---------- Given data ----------

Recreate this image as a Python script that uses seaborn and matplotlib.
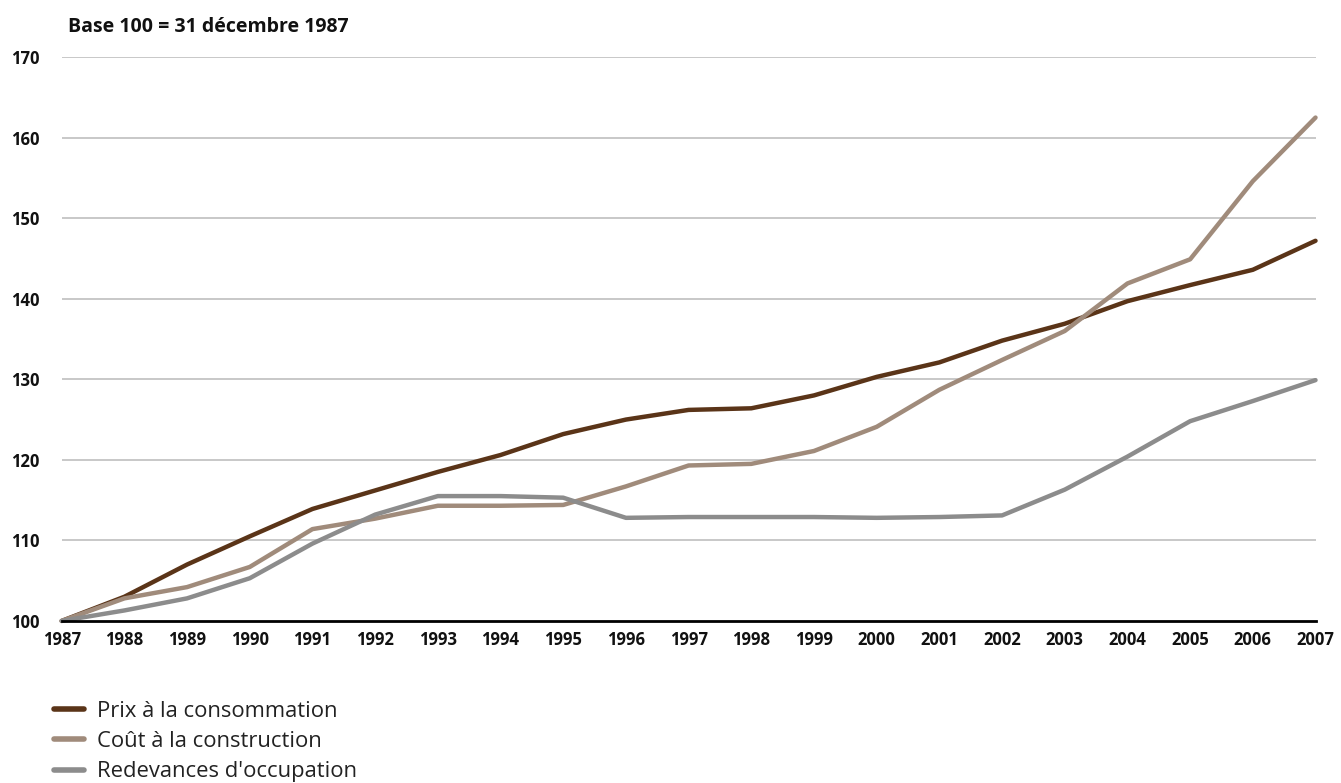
import pandas as pd
import matplotlib.pyplot as plt
import seaborn as sns

# Données (indices, base 100 = 31.12.1987)
annees = list(range(1987, 2008))
prix_consommation = [100.0, 103.0, 107.0, 110.5, 113.9, 116.2, 118.5, 120.6, 123.2, 125.0,
                     126.2, 126.4, 128.0, 130.3, 132.1, 134.8, 136.9, 139.7, 141.7, 143.6, 147.2]
cout_construction = [100.0, 102.8, 104.2, 106.7, 111.4, 112.7, 114.3, 114.3, 114.4, 116.7,
                     119.3, 119.5, 121.1, 124.1, 128.7, 132.4, 136.0, 141.9, 144.9, 154.6, 162.5]
redevances = [100.0, 101.3, 102.8, 105.3, 109.6, 113.2, 115.5, 115.5, 115.3, 112.8,
              112.9, 112.9, 112.9, 112.8, 112.9, 113.1, 116.3, 120.4, 124.8, 127.3, 129.9]
series = ["Prix à la consommation", "Coût à la construction", "Redevances d'occupation"]
couleurs = ["#5a3418", "#a08b7b", "#8c8c8c"]

df = pd.DataFrame({
    "Année": annees * 3,
    "Indice": prix_consommation + cout_construction + redevances,
    "Série": [series[0]] * len(annees) + [series[1]] * len(annees) + [series[2]] * len(annees),
})

sns.set_theme(style="white")
plt.rcParams['font.family'] = ['Open Sans', 'DejaVu Sans']

fig = plt.figure(figsize=(13.41, 7.83), dpi=100)
ax = fig.add_axes([0.046, 0.207, 0.935, 0.720])

sns.lineplot(data=df, x="Année", y="Indice", hue="Série", hue_order=series,
             palette=couleurs, linewidth=3.2, ax=ax, legend=False, clip_on=False)

ax.set_xlim(1987, 2007)
ax.set_ylim(100, 170)
ax.set_xticks(annees)
ax.set_yticks(range(100, 171, 10))
ax.set_xlabel("")
ax.set_ylabel("")

for y in range(110, 171, 10):
    ax.axhline(y, color="#c8c8c8", linewidth=1.4, zorder=0)

for s in ["top", "right", "left"]:
    ax.spines[s].set_visible(False)
ax.spines["bottom"].set_color("black")
ax.spines["bottom"].set_linewidth(2)
ax.spines["bottom"].set_zorder(5)

ax.tick_params(axis="x", direction="inout", length=13, width=1.8, color="black",
               labelsize=12, pad=1, labelcolor="#111111")
ax.tick_params(axis="y", length=0, labelsize=12, pad=16, labelcolor="#111111")
for lab in ax.get_xticklabels() + ax.get_yticklabels():
    lab.set_fontweight("bold")

fig.text(0.051, 0.965, "Base 100 = 31 décembre 1987", fontsize=14,
         fontweight="bold", va="center", ha="left", color="#111111")

handles = [plt.Line2D([0], [0], color=c, linewidth=4, solid_capstyle="round") for c in couleurs]
fig.legend(handles, series, loc="upper left", bbox_to_anchor=(0.034, 0.116),
           frameon=False, fontsize=15.8, handlelength=1.35, handletextpad=0.6,
           labelspacing=0.42, borderaxespad=0, labelcolor="#222222")

fig.savefig("out.png", dpi=100)
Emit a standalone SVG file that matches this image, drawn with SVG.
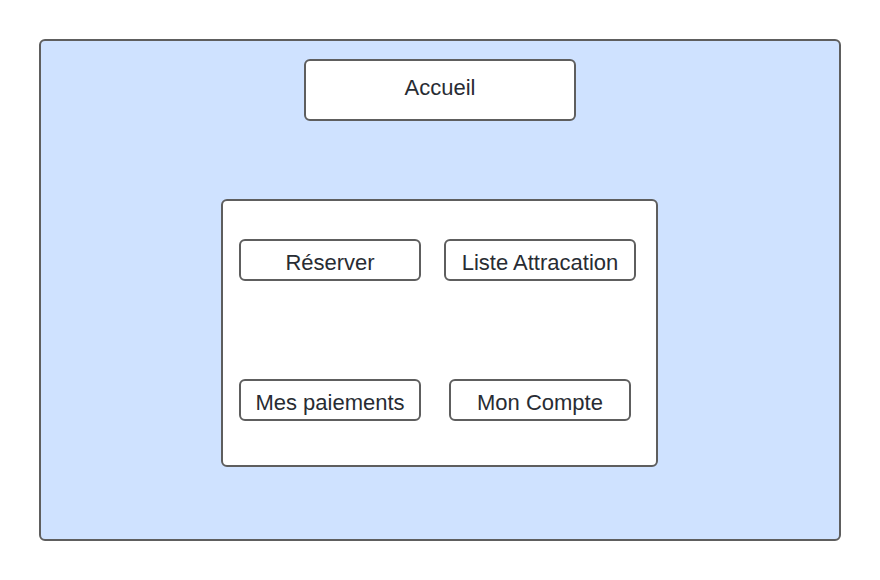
<svg xmlns="http://www.w3.org/2000/svg" width="880" height="580" viewBox="0 0 880 580">
<style>
.box{fill:#ffffff;stroke:#5e5e5e;stroke-width:2}
.outer{fill:#cfe2ff;stroke:#5e5e5e;stroke-width:2}
.t{font-family:"Liberation Sans",Arial,sans-serif;font-size:22px;fill:#282c33;text-anchor:middle;dominant-baseline:central}
</style>
<rect width="880" height="580" fill="#ffffff"/>
<g id="container"><rect class="outer" x="40" y="40" width="800" height="500" rx="5"/></g>
<g id="accueil"><rect class="box" x="305" y="60" width="270" height="60" rx="5"/><text class="t" x="440" y="87">Accueil</text></g>
<g id="menu"><rect class="box" x="222" y="200" width="435" height="266" rx="5"/></g>
<g id="reserver"><rect class="box" x="240" y="240" width="180" height="40" rx="5"/><text class="t" x="330" y="262">Réserver</text></g>
<g id="liste"><rect class="box" x="445" y="240" width="190" height="40" rx="5"/><text class="t" x="540" y="262">Liste Attracation</text></g>
<g id="paiements"><rect class="box" x="240" y="380" width="180" height="40" rx="5"/><text class="t" x="330" y="402">Mes paiements</text></g>
<g id="compte"><rect class="box" x="450" y="380" width="180" height="40" rx="5"/><text class="t" x="540" y="402">Mon Compte</text></g>
<g id="connectors"></g>
</svg>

----------

Set problem:
Write out each line of the listing above, exactly, from its first line to the line holding "import seaborn as sns", inclusive. Skip the pictures.

Final answer:
Recreate this image as a Python script that uses seaborn and matplotlib.
import pandas as pd
import matplotlib.pyplot as plt
import seaborn as sns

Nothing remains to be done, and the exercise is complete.